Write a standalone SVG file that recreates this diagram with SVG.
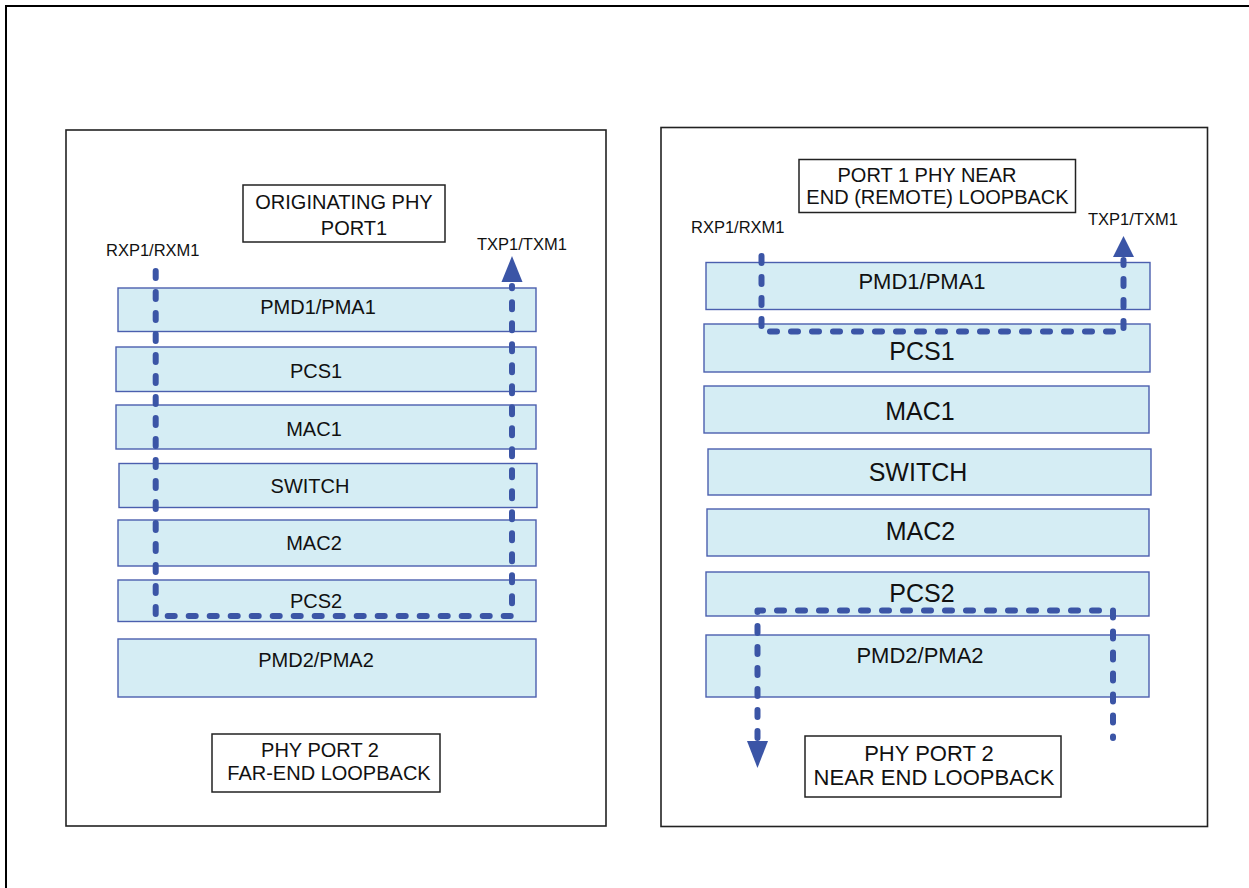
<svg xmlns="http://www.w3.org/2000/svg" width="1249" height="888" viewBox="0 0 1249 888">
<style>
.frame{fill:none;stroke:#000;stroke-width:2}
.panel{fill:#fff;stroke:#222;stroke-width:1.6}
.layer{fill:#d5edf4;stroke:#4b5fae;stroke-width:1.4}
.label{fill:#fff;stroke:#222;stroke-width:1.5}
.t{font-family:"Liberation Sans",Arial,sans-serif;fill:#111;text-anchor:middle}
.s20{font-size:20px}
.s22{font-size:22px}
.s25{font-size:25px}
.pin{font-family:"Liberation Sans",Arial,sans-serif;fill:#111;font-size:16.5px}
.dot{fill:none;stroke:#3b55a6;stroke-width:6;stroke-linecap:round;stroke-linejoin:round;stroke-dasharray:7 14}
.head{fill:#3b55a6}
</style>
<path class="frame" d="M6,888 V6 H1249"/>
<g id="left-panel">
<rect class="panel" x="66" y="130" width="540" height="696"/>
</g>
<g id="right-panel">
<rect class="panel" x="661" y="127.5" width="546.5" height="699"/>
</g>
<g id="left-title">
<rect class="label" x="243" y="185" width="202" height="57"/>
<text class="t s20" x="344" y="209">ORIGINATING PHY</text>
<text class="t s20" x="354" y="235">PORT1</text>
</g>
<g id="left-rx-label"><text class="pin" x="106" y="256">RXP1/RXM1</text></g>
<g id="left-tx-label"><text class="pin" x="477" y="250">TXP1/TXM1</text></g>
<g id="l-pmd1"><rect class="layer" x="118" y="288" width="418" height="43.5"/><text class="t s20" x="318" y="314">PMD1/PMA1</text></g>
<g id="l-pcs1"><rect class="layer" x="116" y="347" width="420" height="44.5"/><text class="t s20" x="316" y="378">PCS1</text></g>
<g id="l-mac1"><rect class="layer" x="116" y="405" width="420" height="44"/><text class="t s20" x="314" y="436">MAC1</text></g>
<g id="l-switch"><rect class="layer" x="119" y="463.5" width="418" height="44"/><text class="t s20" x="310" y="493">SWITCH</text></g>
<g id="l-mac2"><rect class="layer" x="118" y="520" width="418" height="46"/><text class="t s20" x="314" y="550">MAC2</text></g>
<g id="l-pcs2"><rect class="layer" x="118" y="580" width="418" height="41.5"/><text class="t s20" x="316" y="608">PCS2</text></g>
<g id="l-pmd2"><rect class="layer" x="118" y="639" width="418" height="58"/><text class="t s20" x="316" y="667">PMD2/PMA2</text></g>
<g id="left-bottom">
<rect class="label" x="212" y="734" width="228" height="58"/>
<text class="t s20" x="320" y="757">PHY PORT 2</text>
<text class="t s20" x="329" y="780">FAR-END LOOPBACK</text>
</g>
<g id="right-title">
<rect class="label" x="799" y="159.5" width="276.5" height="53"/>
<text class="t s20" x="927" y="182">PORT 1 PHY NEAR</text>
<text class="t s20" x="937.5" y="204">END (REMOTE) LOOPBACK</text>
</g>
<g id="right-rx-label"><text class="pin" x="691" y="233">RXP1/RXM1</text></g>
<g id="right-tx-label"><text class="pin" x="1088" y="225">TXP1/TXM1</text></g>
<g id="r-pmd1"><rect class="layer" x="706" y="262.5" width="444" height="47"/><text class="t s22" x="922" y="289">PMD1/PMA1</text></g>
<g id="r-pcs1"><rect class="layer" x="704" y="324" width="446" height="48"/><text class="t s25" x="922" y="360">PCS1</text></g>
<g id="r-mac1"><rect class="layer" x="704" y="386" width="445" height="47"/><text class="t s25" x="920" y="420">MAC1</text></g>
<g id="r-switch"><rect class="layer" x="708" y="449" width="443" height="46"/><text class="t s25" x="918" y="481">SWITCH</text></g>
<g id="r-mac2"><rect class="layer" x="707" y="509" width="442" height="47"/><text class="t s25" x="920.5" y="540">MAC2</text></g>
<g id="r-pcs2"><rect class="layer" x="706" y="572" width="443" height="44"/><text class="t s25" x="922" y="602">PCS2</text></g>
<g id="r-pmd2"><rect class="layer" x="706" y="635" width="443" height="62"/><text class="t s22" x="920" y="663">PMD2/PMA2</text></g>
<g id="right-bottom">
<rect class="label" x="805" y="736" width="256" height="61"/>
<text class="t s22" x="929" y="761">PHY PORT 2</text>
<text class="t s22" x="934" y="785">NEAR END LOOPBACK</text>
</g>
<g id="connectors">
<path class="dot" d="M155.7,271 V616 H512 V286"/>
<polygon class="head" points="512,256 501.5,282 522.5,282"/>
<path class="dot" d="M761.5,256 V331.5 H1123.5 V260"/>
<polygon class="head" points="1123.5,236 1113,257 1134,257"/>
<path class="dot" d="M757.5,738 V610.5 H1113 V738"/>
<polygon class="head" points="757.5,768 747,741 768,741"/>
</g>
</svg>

====

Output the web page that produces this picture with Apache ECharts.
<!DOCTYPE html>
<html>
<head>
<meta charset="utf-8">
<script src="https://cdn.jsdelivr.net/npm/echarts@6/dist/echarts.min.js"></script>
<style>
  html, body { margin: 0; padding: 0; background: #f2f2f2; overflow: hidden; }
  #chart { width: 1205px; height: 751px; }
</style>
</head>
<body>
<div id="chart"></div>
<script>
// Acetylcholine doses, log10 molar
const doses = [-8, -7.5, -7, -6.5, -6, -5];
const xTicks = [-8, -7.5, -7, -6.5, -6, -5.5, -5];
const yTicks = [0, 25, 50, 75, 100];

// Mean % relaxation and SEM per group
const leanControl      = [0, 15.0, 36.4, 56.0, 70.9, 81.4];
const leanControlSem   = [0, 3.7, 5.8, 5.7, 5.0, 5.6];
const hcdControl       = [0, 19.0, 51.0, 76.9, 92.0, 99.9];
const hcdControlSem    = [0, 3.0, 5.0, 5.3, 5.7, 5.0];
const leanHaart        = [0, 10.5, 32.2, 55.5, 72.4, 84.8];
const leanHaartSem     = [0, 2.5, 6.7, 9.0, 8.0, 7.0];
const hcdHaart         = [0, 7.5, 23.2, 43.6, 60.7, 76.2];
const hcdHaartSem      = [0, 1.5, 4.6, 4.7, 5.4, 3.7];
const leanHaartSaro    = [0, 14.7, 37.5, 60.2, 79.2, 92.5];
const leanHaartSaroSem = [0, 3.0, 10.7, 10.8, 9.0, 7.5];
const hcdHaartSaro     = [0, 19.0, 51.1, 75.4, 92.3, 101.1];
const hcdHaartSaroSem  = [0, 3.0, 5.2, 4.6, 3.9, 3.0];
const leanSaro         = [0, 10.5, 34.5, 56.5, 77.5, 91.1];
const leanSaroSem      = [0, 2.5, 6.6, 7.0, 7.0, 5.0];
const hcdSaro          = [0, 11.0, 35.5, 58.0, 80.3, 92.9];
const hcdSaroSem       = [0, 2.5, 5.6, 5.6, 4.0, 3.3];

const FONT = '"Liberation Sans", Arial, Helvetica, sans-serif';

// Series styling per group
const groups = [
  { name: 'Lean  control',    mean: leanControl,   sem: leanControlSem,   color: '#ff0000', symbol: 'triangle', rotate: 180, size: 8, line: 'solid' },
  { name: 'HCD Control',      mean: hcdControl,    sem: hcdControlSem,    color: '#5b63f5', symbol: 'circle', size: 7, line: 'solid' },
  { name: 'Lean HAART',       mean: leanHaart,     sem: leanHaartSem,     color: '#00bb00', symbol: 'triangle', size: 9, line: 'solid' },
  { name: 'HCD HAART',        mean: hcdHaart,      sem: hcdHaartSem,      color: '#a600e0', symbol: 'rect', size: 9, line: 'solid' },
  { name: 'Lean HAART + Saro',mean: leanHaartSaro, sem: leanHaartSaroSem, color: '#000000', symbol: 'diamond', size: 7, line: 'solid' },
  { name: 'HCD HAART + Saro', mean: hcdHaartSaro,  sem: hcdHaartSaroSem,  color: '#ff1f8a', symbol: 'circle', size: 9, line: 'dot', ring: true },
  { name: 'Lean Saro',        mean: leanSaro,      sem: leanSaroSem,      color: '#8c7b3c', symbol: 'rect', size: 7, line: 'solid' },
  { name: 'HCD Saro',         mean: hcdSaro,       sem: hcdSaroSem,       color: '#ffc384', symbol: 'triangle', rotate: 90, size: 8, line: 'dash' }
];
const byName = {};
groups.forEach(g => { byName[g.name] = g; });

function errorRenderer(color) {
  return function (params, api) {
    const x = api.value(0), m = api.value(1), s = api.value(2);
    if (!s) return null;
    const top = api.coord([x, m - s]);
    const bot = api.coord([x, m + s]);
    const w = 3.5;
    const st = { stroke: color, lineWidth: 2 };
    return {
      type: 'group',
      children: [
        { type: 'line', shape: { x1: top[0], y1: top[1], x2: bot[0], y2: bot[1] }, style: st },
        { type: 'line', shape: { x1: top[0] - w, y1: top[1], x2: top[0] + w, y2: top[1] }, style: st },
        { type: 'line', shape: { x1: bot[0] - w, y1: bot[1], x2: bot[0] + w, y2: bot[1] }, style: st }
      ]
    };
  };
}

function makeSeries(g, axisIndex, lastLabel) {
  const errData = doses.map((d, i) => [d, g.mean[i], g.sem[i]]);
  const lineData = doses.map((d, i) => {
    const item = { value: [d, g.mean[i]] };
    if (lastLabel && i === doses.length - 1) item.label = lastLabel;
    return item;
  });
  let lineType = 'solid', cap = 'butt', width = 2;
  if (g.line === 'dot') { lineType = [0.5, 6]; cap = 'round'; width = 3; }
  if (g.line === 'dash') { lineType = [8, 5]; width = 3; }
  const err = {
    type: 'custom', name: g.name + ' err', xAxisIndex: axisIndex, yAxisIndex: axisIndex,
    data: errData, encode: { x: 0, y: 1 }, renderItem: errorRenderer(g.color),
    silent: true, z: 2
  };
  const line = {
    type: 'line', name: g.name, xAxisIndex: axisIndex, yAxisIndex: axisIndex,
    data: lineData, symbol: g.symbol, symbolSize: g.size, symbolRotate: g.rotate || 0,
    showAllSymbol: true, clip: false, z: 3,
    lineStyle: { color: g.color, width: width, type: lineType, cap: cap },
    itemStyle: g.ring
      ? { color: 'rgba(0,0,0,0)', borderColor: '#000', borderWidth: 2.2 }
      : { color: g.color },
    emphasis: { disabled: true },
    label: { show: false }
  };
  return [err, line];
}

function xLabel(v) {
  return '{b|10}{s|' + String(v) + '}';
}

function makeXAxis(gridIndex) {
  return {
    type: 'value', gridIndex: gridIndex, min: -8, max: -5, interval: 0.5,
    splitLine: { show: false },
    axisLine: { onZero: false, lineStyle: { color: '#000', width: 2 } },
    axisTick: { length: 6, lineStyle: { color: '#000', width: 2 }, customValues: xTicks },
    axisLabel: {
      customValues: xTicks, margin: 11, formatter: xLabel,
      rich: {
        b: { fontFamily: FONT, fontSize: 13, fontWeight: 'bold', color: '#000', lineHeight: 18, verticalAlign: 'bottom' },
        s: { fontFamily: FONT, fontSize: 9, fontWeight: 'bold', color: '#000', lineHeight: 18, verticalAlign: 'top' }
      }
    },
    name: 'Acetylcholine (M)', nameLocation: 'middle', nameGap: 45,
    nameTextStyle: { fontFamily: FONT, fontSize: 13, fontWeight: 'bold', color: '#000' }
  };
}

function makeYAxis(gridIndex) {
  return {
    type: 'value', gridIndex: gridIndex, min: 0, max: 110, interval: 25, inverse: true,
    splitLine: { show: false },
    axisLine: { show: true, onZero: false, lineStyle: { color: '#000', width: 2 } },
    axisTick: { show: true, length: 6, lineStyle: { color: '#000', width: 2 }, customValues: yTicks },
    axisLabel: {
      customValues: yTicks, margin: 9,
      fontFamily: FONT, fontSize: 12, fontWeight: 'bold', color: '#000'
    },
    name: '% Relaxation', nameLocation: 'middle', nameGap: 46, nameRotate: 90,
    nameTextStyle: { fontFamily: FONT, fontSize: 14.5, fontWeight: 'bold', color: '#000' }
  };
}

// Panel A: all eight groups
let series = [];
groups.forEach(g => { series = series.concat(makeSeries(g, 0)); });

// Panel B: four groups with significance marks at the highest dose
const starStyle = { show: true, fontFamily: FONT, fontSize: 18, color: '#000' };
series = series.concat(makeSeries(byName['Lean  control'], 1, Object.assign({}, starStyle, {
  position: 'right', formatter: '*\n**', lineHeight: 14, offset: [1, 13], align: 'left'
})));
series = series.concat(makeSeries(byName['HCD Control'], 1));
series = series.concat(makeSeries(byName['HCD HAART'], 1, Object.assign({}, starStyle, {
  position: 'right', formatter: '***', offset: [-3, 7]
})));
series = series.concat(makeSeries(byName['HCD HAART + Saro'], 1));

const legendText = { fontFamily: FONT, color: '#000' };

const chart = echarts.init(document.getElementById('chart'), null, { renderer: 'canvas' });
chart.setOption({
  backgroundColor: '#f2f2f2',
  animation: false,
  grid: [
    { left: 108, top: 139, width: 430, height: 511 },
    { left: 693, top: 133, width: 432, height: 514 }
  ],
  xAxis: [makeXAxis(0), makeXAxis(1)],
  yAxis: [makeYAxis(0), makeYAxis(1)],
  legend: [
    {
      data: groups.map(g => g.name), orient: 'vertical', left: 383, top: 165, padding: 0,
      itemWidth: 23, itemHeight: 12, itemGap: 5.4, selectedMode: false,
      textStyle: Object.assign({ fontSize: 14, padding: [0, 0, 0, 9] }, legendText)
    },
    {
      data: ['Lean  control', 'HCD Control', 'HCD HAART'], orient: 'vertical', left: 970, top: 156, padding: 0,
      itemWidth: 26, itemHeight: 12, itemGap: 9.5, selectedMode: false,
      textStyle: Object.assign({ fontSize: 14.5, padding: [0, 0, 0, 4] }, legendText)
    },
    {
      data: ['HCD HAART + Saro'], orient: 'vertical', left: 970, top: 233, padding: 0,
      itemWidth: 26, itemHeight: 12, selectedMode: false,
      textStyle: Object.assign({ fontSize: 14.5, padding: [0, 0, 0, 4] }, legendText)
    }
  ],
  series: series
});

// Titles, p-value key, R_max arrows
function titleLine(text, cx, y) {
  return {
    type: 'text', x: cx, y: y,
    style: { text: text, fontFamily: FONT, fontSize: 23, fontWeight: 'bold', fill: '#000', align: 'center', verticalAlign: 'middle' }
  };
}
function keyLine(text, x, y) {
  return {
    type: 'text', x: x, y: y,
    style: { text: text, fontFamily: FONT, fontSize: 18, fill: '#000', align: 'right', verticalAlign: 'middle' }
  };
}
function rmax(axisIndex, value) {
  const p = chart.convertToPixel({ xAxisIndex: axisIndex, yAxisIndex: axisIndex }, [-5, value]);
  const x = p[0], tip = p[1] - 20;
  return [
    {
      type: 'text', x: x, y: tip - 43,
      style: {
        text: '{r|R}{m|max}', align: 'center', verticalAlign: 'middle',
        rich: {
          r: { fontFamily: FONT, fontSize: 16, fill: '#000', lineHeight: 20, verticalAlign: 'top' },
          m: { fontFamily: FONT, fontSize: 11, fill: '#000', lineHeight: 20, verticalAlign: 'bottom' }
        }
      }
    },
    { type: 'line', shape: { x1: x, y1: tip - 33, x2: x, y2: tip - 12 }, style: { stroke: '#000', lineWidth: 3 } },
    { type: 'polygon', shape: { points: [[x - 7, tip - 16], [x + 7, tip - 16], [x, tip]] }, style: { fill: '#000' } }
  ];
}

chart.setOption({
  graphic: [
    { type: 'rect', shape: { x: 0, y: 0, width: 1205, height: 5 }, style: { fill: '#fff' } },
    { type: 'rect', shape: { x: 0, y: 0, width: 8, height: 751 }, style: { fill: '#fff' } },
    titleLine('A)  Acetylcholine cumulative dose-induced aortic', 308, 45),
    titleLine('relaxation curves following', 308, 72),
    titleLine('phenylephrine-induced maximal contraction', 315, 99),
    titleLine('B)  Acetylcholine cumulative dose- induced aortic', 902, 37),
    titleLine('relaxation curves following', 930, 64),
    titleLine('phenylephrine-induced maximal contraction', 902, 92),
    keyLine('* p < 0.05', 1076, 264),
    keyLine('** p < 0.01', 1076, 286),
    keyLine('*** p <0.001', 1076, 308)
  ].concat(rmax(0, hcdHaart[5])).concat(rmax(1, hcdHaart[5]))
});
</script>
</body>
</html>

====

* _What the exercise asks_
Pick every line with "this" in it and copy it.

* _Final result_
Write a standalone SVG file that recreates this diagram with SVG.
Output the web page that produces this picture with Apache ECharts.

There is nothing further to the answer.